Return all of the data exactly as written, without the pictures.

..............................

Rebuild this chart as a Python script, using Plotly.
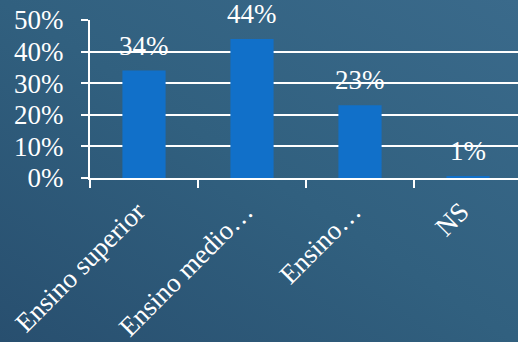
import base64
import plotly.graph_objects as go

# Education level shares
categories = ["Ensino superior", "Ensino medio…", "Ensino…", "NS"]
shares = [0.34, 0.44, 0.23, 0.006]

W, H = 518, 342
ML, MR, MT, MB = 90, 0, 20, 164
plot_w = W - ML - MR
plot_h = H - MT - MB
cat_px = 108  # pixel width of one category slot

FONT = "Liberation Serif"
NUM_SIZE = 27
CAT_SIZE = 27
WHITE = "#ffffff"
BAR = "#1170c9"

# Diagonal background gradient (darker bottom-left, lighter top-right)
svg = (
    f'<svg xmlns="http://www.w3.org/2000/svg" width="{W}" height="{H}">'
    '<defs><linearGradient id="g" x1="0" y1="1" x2="1" y2="0">'
    '<stop offset="0" stop-color="#284f6f"/>'
    '<stop offset="0.5" stop-color="#31607f"/>'
    '<stop offset="1" stop-color="#3a6a8b"/>'
    '</linearGradient></defs>'
    f'<rect width="{W}" height="{H}" fill="url(#g)"/></svg>'
)
bg_src = "data:image/svg+xml;base64," + base64.b64encode(svg.encode()).decode()

fig = go.Figure()
fig.add_trace(
    go.Bar(
        x=categories,
        y=shares,
        marker=dict(color=BAR, line=dict(width=0)),
        hoverinfo="skip",
    )
)

for c, v in zip(categories, shares):
    fig.add_annotation(
        x=c, y=v, text=f"{v:.0%}", showarrow=False,
        yanchor="middle", yshift=25,
        font=dict(family=FONT, size=NUM_SIZE, color=WHITE),
    )

fig.add_layout_image(
    source=bg_src, xref="paper", yref="paper",
    x=-ML / plot_w, y=1 + MT / plot_h,
    sizex=W / plot_w, sizey=H / plot_h,
    xanchor="left", yanchor="top", sizing="stretch", layer="below",
)

fig.update_layout(
    width=W, height=H,
    margin=dict(l=ML, r=MR, t=MT, b=MB, pad=0, autoexpand=False),
    paper_bgcolor="#31607f",
    plot_bgcolor="rgba(0,0,0,0)",
    bargap=0.6,
    showlegend=False,
    font=dict(family=FONT, size=NUM_SIZE, color=WHITE),
)
fig.update_xaxes(
    range=[-0.5, -0.5 + plot_w / cat_px],
    automargin=False,
    showline=True, linecolor=WHITE, linewidth=2,
    ticks="outside", tickson="boundaries", ticklen=8, tickwidth=2, tickcolor=WHITE,
    tickangle=-45, showgrid=False,
    ticklabelshift=-7, ticklabelstandoff=5,
    tickfont=dict(family=FONT, size=CAT_SIZE, color=WHITE),
)
fig.update_yaxes(
    range=[0, 0.5], dtick=0.1, tickformat=".0%",
    automargin=False,
    showline=True, linecolor=WHITE, linewidth=2,
    ticks="outside", ticklen=7, tickwidth=2, tickcolor=WHITE,
    showgrid=True, gridcolor=WHITE, gridwidth=2, zeroline=False,
    ticklabelstandoff=12,
    tickfont=dict(family=FONT, size=NUM_SIZE, color=WHITE),
)

fig.write_html("out.html")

..............................

**RESULT**
Rebuild this chart as a Python script, using Plotly.
import base64
import plotly.graph_objects as go

# Education level shares
categories = ["Ensino superior", "Ensino medio…", "Ensino…", "NS"]
shares = [0.34, 0.44, 0.23, 0.006]

W, H = 518, 342
ML, MR, MT, MB = 90, 0, 20, 164
plot_w = W - ML - MR
plot_h = H - MT - MB
cat_px = 108  # pixel width of one category slot

FONT = "Liberation Serif"
NUM_SIZE = 27
CAT_SIZE = 27
WHITE = "#ffffff"
BAR = "#1170c9"

# Diagonal background gradient (darker bottom-left, lighter top-right)
svg = (
    f'<svg xmlns="http://www.w3.org/2000/svg" width="{W}" height="{H}">'
    '<defs><linearGradient id="g" x1="0" y1="1" x2="1" y2="0">'
    '<stop offset="0" stop-color="#284f6f"/>'
    '<stop offset="0.5" stop-color="#31607f"/>'
    '<stop offset="1" stop-color="#3a6a8b"/>'
    '</linearGradient></defs>'
    f'<rect width="{W}" height="{H}" fill="url(#g)"/></svg>'
)
bg_src = "data:image/svg+xml;base64," + base64.b64encode(svg.encode()).decode()

fig = go.Figure()
fig.add_trace(
    go.Bar(
        x=categories,
        y=shares,
        marker=dict(color=BAR, line=dict(width=0)),
        hoverinfo="skip",
    )
)

for c, v in zip(categories, shares):
    fig.add_annotation(
        x=c, y=v, text=f"{v:.0%}", showarrow=False,
        yanchor="middle", yshift=25,
        font=dict(family=FONT, size=NUM_SIZE, color=WHITE),
    )

fig.add_layout_image(
    source=bg_src, xref="paper", yref="paper",
    x=-ML / plot_w, y=1 + MT / plot_h,
    sizex=W / plot_w, sizey=H / plot_h,
    xanchor="left", yanchor="top", sizing="stretch", layer="below",
)

fig.update_layout(
    width=W, height=H,
    margin=dict(l=ML, r=MR, t=MT, b=MB, pad=0, autoexpand=False),
    paper_bgcolor="#31607f",
    plot_bgcolor="rgba(0,0,0,0)",
    bargap=0.6,
    showlegend=False,
    font=dict(family=FONT, size=NUM_SIZE, color=WHITE),
)
fig.update_xaxes(
    range=[-0.5, -0.5 + plot_w / cat_px],
    automargin=False,
    showline=True, linecolor=WHITE, linewidth=2,
    ticks="outside", tickson="boundaries", ticklen=8, tickwidth=2, tickcolor=WHITE,
    tickangle=-45, showgrid=False,
    ticklabelshift=-7, ticklabelstandoff=5,
    tickfont=dict(family=FONT, size=CAT_SIZE, color=WHITE),
)
fig.update_yaxes(
    range=[0, 0.5], dtick=0.1, tickformat=".0%",
    automargin=False,
    showline=True, linecolor=WHITE, linewidth=2,
    ticks="outside", ticklen=7, tickwidth=2, tickcolor=WHITE,
    showgrid=True, gridcolor=WHITE, gridwidth=2, zeroline=False,
    ticklabelstandoff=12,
    tickfont=dict(family=FONT, size=NUM_SIZE, color=WHITE),
)

fig.write_html("out.html")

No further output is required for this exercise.